## Challenge
Retype each line of the material exactly, please, skipping any picture in it.

## Material

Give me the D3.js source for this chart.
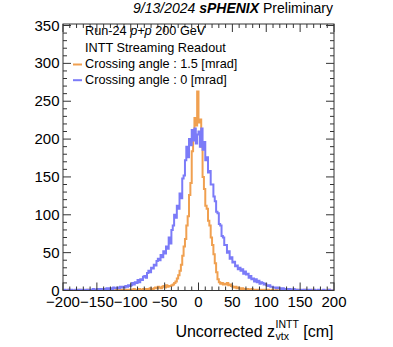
<!DOCTYPE html>
<html>
<head>
<meta charset="utf-8">
<script src="https://cdn.jsdelivr.net/npm/d3@7"></script>
<style>
  body { margin: 0; background: #fff; }
  svg { display: block; }
  text { font-family: "Liberation Sans", Arial, Helvetica, sans-serif; fill: #000; }
</style>
</head>
<body>
<svg id="chart" width="393" height="347"></svg>
<script>
// Histogram binning: 200 bins of 2 cm from -200 to 200 cm
const binLow = -200;
const binHigh = 200;
const binWidth = 2;

// Entries per bin, crossing angle 1.5 mrad
const crossing15 = [
  0,0,0,0,1,0,0,0,0,0,
  0,0,1,0,0,0,0,0,1,0,
  0,0,0,1,0,0,0,1,0,0,
  1,0,0,0,1,0,1,0,0,1,
  0,1,1,0,1,0,1,1,0,1,
  1,0,2,1,1,0,2,1,1,2,
  1,2,2,1,3,2,2,3,4,3,
  5,4,3,5,6,4,7,5,6,6,
  7,8,10,12,16,20,26,34,46,58,
  68,86,98,126,142,184,200,228,218,263,
  222,226,190,150,134,112,108,92,86,70,
  60,48,36,24,15,11,9,10,8,9,
  8,10,7,8,6,5,4,5,3,4,
  3,2,3,2,1,2,2,1,1,2,
  1,1,0,1,1,0,1,0,1,1,
  0,1,0,0,1,0,0,1,0,0,
  1,0,0,0,0,1,0,0,0,0,
  0,0,1,0,0,0,0,0,1,0,
  0,0,0,0,1,0,0,0,0,0,
  0,0,0,0,0,0,1,0,0,0
];

// Entries per bin, crossing angle 0 mrad
const crossing0 = [
  0,1,0,0,1,0,1,0,0,1,
  1,0,1,1,0,1,1,0,1,1,
  1,1,2,1,1,2,1,2,2,1,
  2,2,3,2,3,3,2,4,3,3,
  4,3,5,4,5,4,6,5,7,6,
  7,10,8,11,10,14,11,15,14,18,
  19,17,23,26,24,30,29,34,33,39,
  42,40,47,44,52,49,58,55,70,62,
  80,86,100,96,112,108,128,122,148,152,
  172,190,176,200,192,212,198,214,194,206,
  210,190,214,186,196,172,176,156,158,140,
  140,124,118,104,102,88,86,72,70,60,
  60,50,52,42,44,37,38,32,33,28,
  30,26,28,22,25,21,22,17,19,15,
  16,12,15,11,13,9,11,10,8,9,
  7,6,7,5,5,4,4,3,4,3,
  3,2,3,2,2,2,1,2,1,1,
  2,1,1,1,0,1,1,0,1,0,
  1,0,1,0,0,1,0,0,1,0,
  0,0,1,0,0,0,1,0,0,0
];

const xTicks = [-200, -150, -100, -50, 0, 50, 100, 150, 200];
const yTicks = [0, 50, 100, 150, 200, 250, 300, 350];
const seriesColors = ["#f0a050", "#7b7bf8"];
const seriesLabels = ["Crossing angle : 1.5 [mrad]", "Crossing angle : 0 [mrad]"];

const svg = d3.select("#chart");
const frame = { left: 63, right: 334, top: 24, bottom: 290.5 };

const x = d3.scaleLinear().domain([binLow, binHigh]).range([frame.left, frame.right]);
const y = d3.scaleLinear().domain([0, 352]).range([frame.bottom, frame.top]);

svg.append("defs").append("clipPath").attr("id", "plotClip")
  .append("rect")
  .attr("x", frame.left).attr("y", frame.top)
  .attr("width", frame.right - frame.left).attr("height", frame.bottom - frame.top);

// Step outline of a histogram
function stepPoints(values) {
  const pts = values.map((v, i) => [binLow + i * binWidth, v]);
  pts.push([binLow + values.length * binWidth, values[values.length - 1]]);
  return pts;
}
const stepLine = d3.line()
  .x(d => x(d[0]))
  .y(d => y(d[1]))
  .curve(d3.curveStepAfter);

const plot = svg.append("g").attr("clip-path", "url(#plotClip)");
[crossing15, crossing0].forEach((vals, k) => {
  plot.append("path")
    .attr("d", stepLine(stepPoints(vals)))
    .attr("fill", "none")
    .attr("stroke", seriesColors[k])
    .attr("stroke-width", 2)
    .attr("stroke-linejoin", "miter");
});

// Frame and inward ticks
const axisColor = "#333";
const axes = svg.append("g").attr("stroke", axisColor).attr("stroke-width", 1).attr("fill", "none");
axes.append("rect")
  .attr("x", frame.left).attr("y", frame.top)
  .attr("width", frame.right - frame.left).attr("height", frame.bottom - frame.top);

const xMinor = d3.range(binLow, binHigh + 1, 10);
xMinor.forEach(v => {
  const len = v % 50 === 0 ? 8 : 4;
  const px = x(v);
  axes.append("line").attr("x1", px).attr("x2", px).attr("y1", frame.bottom).attr("y2", frame.bottom - len);
  axes.append("line").attr("x1", px).attr("x2", px).attr("y1", frame.top).attr("y2", frame.top + len);
});
const yMinor = d3.range(0, 351, 10);
yMinor.forEach(v => {
  const len = v % 50 === 0 ? 8 : 4;
  const py = y(v);
  axes.append("line").attr("x1", frame.left).attr("x2", frame.left + len).attr("y1", py).attr("y2", py);
  axes.append("line").attr("x1", frame.right).attr("x2", frame.right - len).attr("y1", py).attr("y2", py);
});

// Tick labels
const fmt = d3.format("d");
svg.append("g").selectAll("text").data(xTicks).join("text")
  .attr("x", d => x(d)).attr("y", 306.5)
  .attr("text-anchor", "middle")
  .style("font-size", "15px")
  .text(d => fmt(d));
svg.append("g").selectAll("text").data(yTicks).join("text")
  .attr("x", 59.5).attr("y", d => y(d))
  .attr("dy", "0.34em")
  .attr("text-anchor", "end")
  .style("font-size", "15px")
  .text(d => fmt(d));

// Header
const header = svg.append("text")
  .attr("x", 333).attr("y", 13)
  .attr("text-anchor", "end")
  .style("font-size", "14px");
header.append("tspan").style("font-style", "italic").text("9/13/2024 ");
header.append("tspan").style("font-style", "italic").style("font-weight", "bold").text("sPHENIX");
header.append("tspan").text(" Preliminary");

// Legend and run info
const legendSize = "12.7px";
const run = svg.append("text").attr("x", 85).attr("y", 35).style("font-size", legendSize);
run.append("tspan").text("Run-24 ");
run.append("tspan").style("font-style", "italic").text("p+p");
run.append("tspan").text(" 200 GeV");
svg.append("text").attr("x", 85).attr("y", 51.7).style("font-size", legendSize)
  .text("INTT Streaming Readout");

const legendRows = [68.3, 84];
seriesLabels.forEach((lab, k) => {
  svg.append("line")
    .attr("x1", 73).attr("x2", 82)
    .attr("y1", legendRows[k] - 3.8).attr("y2", legendRows[k] - 3.8)
    .attr("stroke", seriesColors[k]).attr("stroke-width", 2);
  svg.append("text").attr("x", 85).attr("y", legendRows[k])
    .style("font-size", legendSize).text(lab);
});

// x-axis title with super/subscript, right-aligned to the frame
const title = svg.append("g");
const base = 336.5;
const t1 = title.append("text").attr("x", 0).attr("y", base).style("font-size", "16px").text("Uncorrected z");
const w1 = t1.node().getComputedTextLength();
const sup = title.append("text").attr("x", w1 + 0.5).attr("y", base - 8.5).style("font-size", "10.5px").text("INTT");
const sub = title.append("text").attr("x", w1 + 0.5).attr("y", base + 3).style("font-size", "10.5px").text("vtx");
const ws = Math.max(sup.node().getComputedTextLength(), sub.node().getComputedTextLength());
const t3 = title.append("text").attr("x", w1 + 0.5 + ws).attr("y", base).style("font-size", "16px").text("\u00a0[cm]");
const totalW = w1 + 0.5 + ws + t3.node().getComputedTextLength();
title.attr("transform", `translate(${333.5 - totalW},0)`);
</script>
</body>
</html>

## Result for this exercise
Give me the D3.js source for this chart.
<!DOCTYPE html>
<html>
<head>
<meta charset="utf-8">
<script src="https://cdn.jsdelivr.net/npm/d3@7"></script>
<style>
  body { margin: 0; background: #fff; }
  svg { display: block; }
  text { font-family: "Liberation Sans", Arial, Helvetica, sans-serif; fill: #000; }
</style>
</head>
<body>
<svg id="chart" width="393" height="347"></svg>
<script>
// Histogram binning: 200 bins of 2 cm from -200 to 200 cm
const binLow = -200;
const binHigh = 200;
const binWidth = 2;

// Entries per bin, crossing angle 1.5 mrad
const crossing15 = [
  0,0,0,0,1,0,0,0,0,0,
  0,0,1,0,0,0,0,0,1,0,
  0,0,0,1,0,0,0,1,0,0,
  1,0,0,0,1,0,1,0,0,1,
  0,1,1,0,1,0,1,1,0,1,
  1,0,2,1,1,0,2,1,1,2,
  1,2,2,1,3,2,2,3,4,3,
  5,4,3,5,6,4,7,5,6,6,
  7,8,10,12,16,20,26,34,46,58,
  68,86,98,126,142,184,200,228,218,263,
  222,226,190,150,134,112,108,92,86,70,
  60,48,36,24,15,11,9,10,8,9,
  8,10,7,8,6,5,4,5,3,4,
  3,2,3,2,1,2,2,1,1,2,
  1,1,0,1,1,0,1,0,1,1,
  0,1,0,0,1,0,0,1,0,0,
  1,0,0,0,0,1,0,0,0,0,
  0,0,1,0,0,0,0,0,1,0,
  0,0,0,0,1,0,0,0,0,0,
  0,0,0,0,0,0,1,0,0,0
];

// Entries per bin, crossing angle 0 mrad
const crossing0 = [
  0,1,0,0,1,0,1,0,0,1,
  1,0,1,1,0,1,1,0,1,1,
  1,1,2,1,1,2,1,2,2,1,
  2,2,3,2,3,3,2,4,3,3,
  4,3,5,4,5,4,6,5,7,6,
  7,10,8,11,10,14,11,15,14,18,
  19,17,23,26,24,30,29,34,33,39,
  42,40,47,44,52,49,58,55,70,62,
  80,86,100,96,112,108,128,122,148,152,
  172,190,176,200,192,212,198,214,194,206,
  210,190,214,186,196,172,176,156,158,140,
  140,124,118,104,102,88,86,72,70,60,
  60,50,52,42,44,37,38,32,33,28,
  30,26,28,22,25,21,22,17,19,15,
  16,12,15,11,13,9,11,10,8,9,
  7,6,7,5,5,4,4,3,4,3,
  3,2,3,2,2,2,1,2,1,1,
  2,1,1,1,0,1,1,0,1,0,
  1,0,1,0,0,1,0,0,1,0,
  0,0,1,0,0,0,1,0,0,0
];

const xTicks = [-200, -150, -100, -50, 0, 50, 100, 150, 200];
const yTicks = [0, 50, 100, 150, 200, 250, 300, 350];
const seriesColors = ["#f0a050", "#7b7bf8"];
const seriesLabels = ["Crossing angle : 1.5 [mrad]", "Crossing angle : 0 [mrad]"];

const svg = d3.select("#chart");
const frame = { left: 63, right: 334, top: 24, bottom: 290.5 };

const x = d3.scaleLinear().domain([binLow, binHigh]).range([frame.left, frame.right]);
const y = d3.scaleLinear().domain([0, 352]).range([frame.bottom, frame.top]);

svg.append("defs").append("clipPath").attr("id", "plotClip")
  .append("rect")
  .attr("x", frame.left).attr("y", frame.top)
  .attr("width", frame.right - frame.left).attr("height", frame.bottom - frame.top);

// Step outline of a histogram
function stepPoints(values) {
  const pts = values.map((v, i) => [binLow + i * binWidth, v]);
  pts.push([binLow + values.length * binWidth, values[values.length - 1]]);
  return pts;
}
const stepLine = d3.line()
  .x(d => x(d[0]))
  .y(d => y(d[1]))
  .curve(d3.curveStepAfter);

const plot = svg.append("g").attr("clip-path", "url(#plotClip)");
[crossing15, crossing0].forEach((vals, k) => {
  plot.append("path")
    .attr("d", stepLine(stepPoints(vals)))
    .attr("fill", "none")
    .attr("stroke", seriesColors[k])
    .attr("stroke-width", 2)
    .attr("stroke-linejoin", "miter");
});

// Frame and inward ticks
const axisColor = "#333";
const axes = svg.append("g").attr("stroke", axisColor).attr("stroke-width", 1).attr("fill", "none");
axes.append("rect")
  .attr("x", frame.left).attr("y", frame.top)
  .attr("width", frame.right - frame.left).attr("height", frame.bottom - frame.top);

const xMinor = d3.range(binLow, binHigh + 1, 10);
xMinor.forEach(v => {
  const len = v % 50 === 0 ? 8 : 4;
  const px = x(v);
  axes.append("line").attr("x1", px).attr("x2", px).attr("y1", frame.bottom).attr("y2", frame.bottom - len);
  axes.append("line").attr("x1", px).attr("x2", px).attr("y1", frame.top).attr("y2", frame.top + len);
});
const yMinor = d3.range(0, 351, 10);
yMinor.forEach(v => {
  const len = v % 50 === 0 ? 8 : 4;
  const py = y(v);
  axes.append("line").attr("x1", frame.left).attr("x2", frame.left + len).attr("y1", py).attr("y2", py);
  axes.append("line").attr("x1", frame.right).attr("x2", frame.right - len).attr("y1", py).attr("y2", py);
});

// Tick labels
const fmt = d3.format("d");
svg.append("g").selectAll("text").data(xTicks).join("text")
  .attr("x", d => x(d)).attr("y", 306.5)
  .attr("text-anchor", "middle")
  .style("font-size", "15px")
  .text(d => fmt(d));
svg.append("g").selectAll("text").data(yTicks).join("text")
  .attr("x", 59.5).attr("y", d => y(d))
  .attr("dy", "0.34em")
  .attr("text-anchor", "end")
  .style("font-size", "15px")
  .text(d => fmt(d));

// Header
const header = svg.append("text")
  .attr("x", 333).attr("y", 13)
  .attr("text-anchor", "end")
  .style("font-size", "14px");
header.append("tspan").style("font-style", "italic").text("9/13/2024 ");
header.append("tspan").style("font-style", "italic").style("font-weight", "bold").text("sPHENIX");
header.append("tspan").text(" Preliminary");

// Legend and run info
const legendSize = "12.7px";
const run = svg.append("text").attr("x", 85).attr("y", 35).style("font-size", legendSize);
run.append("tspan").text("Run-24 ");
run.append("tspan").style("font-style", "italic").text("p+p");
run.append("tspan").text(" 200 GeV");
svg.append("text").attr("x", 85).attr("y", 51.7).style("font-size", legendSize)
  .text("INTT Streaming Readout");

const legendRows = [68.3, 84];
seriesLabels.forEach((lab, k) => {
  svg.append("line")
    .attr("x1", 73).attr("x2", 82)
    .attr("y1", legendRows[k] - 3.8).attr("y2", legendRows[k] - 3.8)
    .attr("stroke", seriesColors[k]).attr("stroke-width", 2);
  svg.append("text").attr("x", 85).attr("y", legendRows[k])
    .style("font-size", legendSize).text(lab);
});

// x-axis title with super/subscript, right-aligned to the frame
const title = svg.append("g");
const base = 336.5;
const t1 = title.append("text").attr("x", 0).attr("y", base).style("font-size", "16px").text("Uncorrected z");
const w1 = t1.node().getComputedTextLength();
const sup = title.append("text").attr("x", w1 + 0.5).attr("y", base - 8.5).style("font-size", "10.5px").text("INTT");
const sub = title.append("text").attr("x", w1 + 0.5).attr("y", base + 3).style("font-size", "10.5px").text("vtx");
const ws = Math.max(sup.node().getComputedTextLength(), sub.node().getComputedTextLength());
const t3 = title.append("text").attr("x", w1 + 0.5 + ws).attr("y", base).style("font-size", "16px").text("\u00a0[cm]");
const totalW = w1 + 0.5 + ws + t3.node().getComputedTextLength();
title.attr("transform", `translate(${333.5 - totalW},0)`);
</script>
</body>
</html>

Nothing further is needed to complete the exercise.